An additional out-of-band network connecting the nodes in the DAOS service cluster is required for DAOS administration. Management traffic uses IP over Fabric.
DAOS requires each storage node to have direct access to storage-class memory (SCM). While DAOS is primarily tested and tuned for Optane DC Persistent Memory, the DAOS software stack is built over the Persistent Memory Development Kit (PMDK) and the DAX feature of the Linux and Windows operating systems as described in the SNIA NVM Programming Model^1. As a result, the open-source DAOS software stack should be able to run transparently over any storage-class memory supported by PMDK.
The storage node can be optionally equipped with NVMe (non-volatile memory express) SSDs to provide capacity. HDDs, as well as SATA and SAS SSDs, are not supported by DAOS. Both NVMe 3D-NAND and Optane SSDs are supported. Optane SSDs are preferred for DAOS installation that targets a very high IOPS rate. NVMe-oF devices are also supported by the userspace storage stack, but have never been tested.
The minimal recommended ratio between SCM and SSDs capacity is 6% to guarantee that DAOS has enough space in SCM to store internal metadata (e.g., pool metadata, SSD block allocation tracking).
For testing purposes, SCM can be emulated with DRAM by mounting a tmpfs filesystem, and NVMe SSDs can be also emulated with DRAM or a loopback file.
On recent Xeon platforms, PCIe slots have a natural affinity to one CPU. Although globally accessible from any of the system cores, NVMe SSDs and network interface cards connected through the PCIe bus may provide different performance characteristics (e.g., higher latency, lower bandwidth) to each CPU. Accessing “remote” PCIe devices may involve traffic over the UPI (Ultra Path Interconnect) link that might become a point of congestion. Similarly, persistent memory is non-uniformly accessible (NUMA), and CPU affinity must be respected for maximal performance.

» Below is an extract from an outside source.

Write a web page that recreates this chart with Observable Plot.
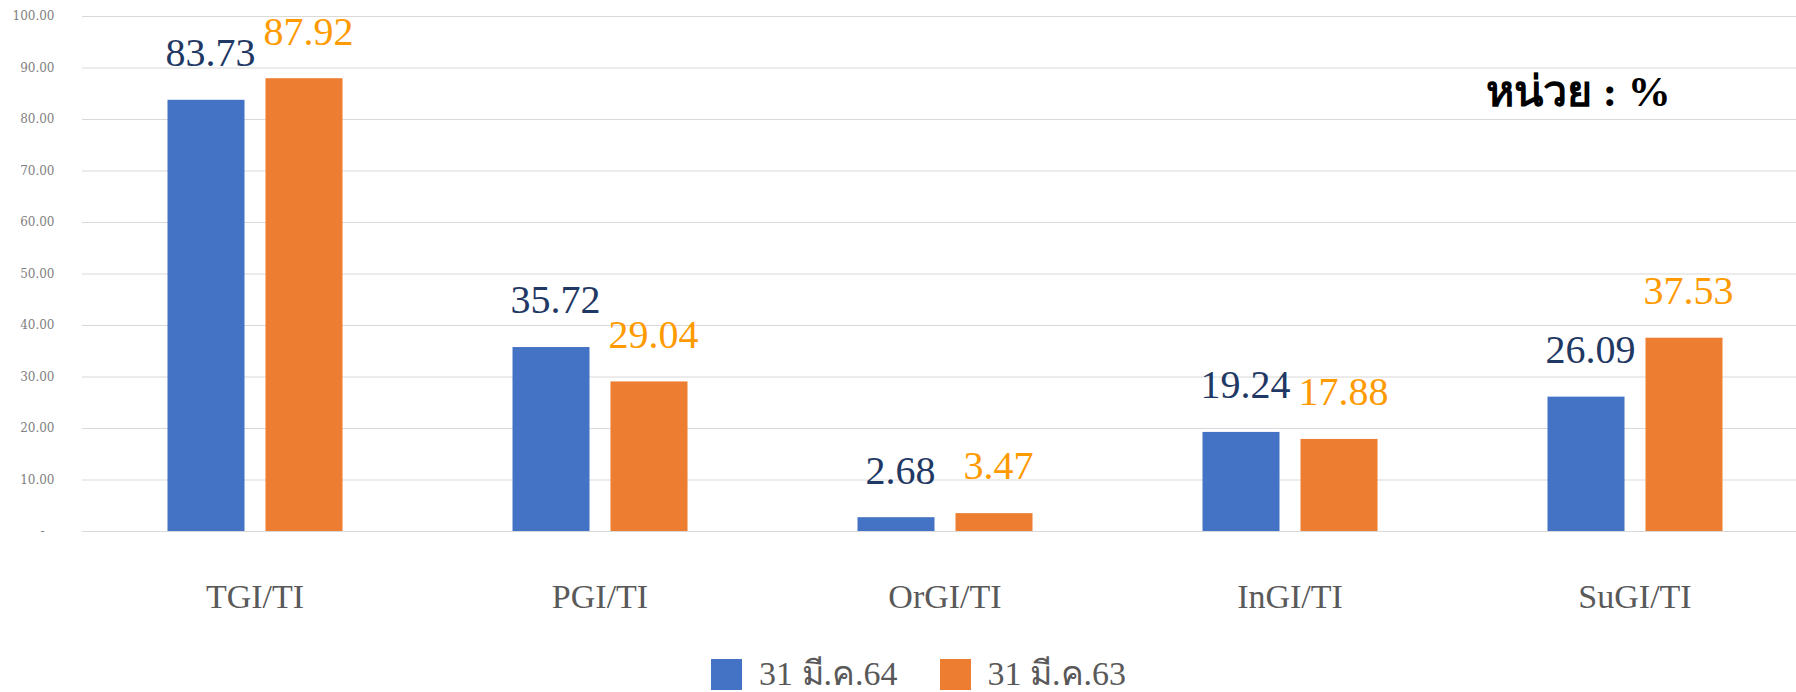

Therefore, when running in a multi-socket and multi-rail environment, the DAOS service must be able to detect the CPU to PCIe device and persistent memory affinity and minimize as much as possible non-local access. This can be achieved by spawning one instance of the I/O server per CPU, then accessing only local persistent memory and PCI devices from that server instance. The control plane is responsible for detecting the storage and network affinity and starting the I/O servers accordingly.
DAOS relies on single-ported storage massively distributed across different storage nodes. Each storage node is thus a single point of failure. DAOS achieves fault tolerance by providing data redundancy across storage nodes in different fault domains.
DAOS assumes that fault domains are hierarchical and do not overlap. For instance, the first level of a fault domain could be the racks and the second one the storage nodes.
For efficient placement and optimal data resilience, more fault domains are better. As a result, it is preferable to distribute storage nodes across as many racks as possible.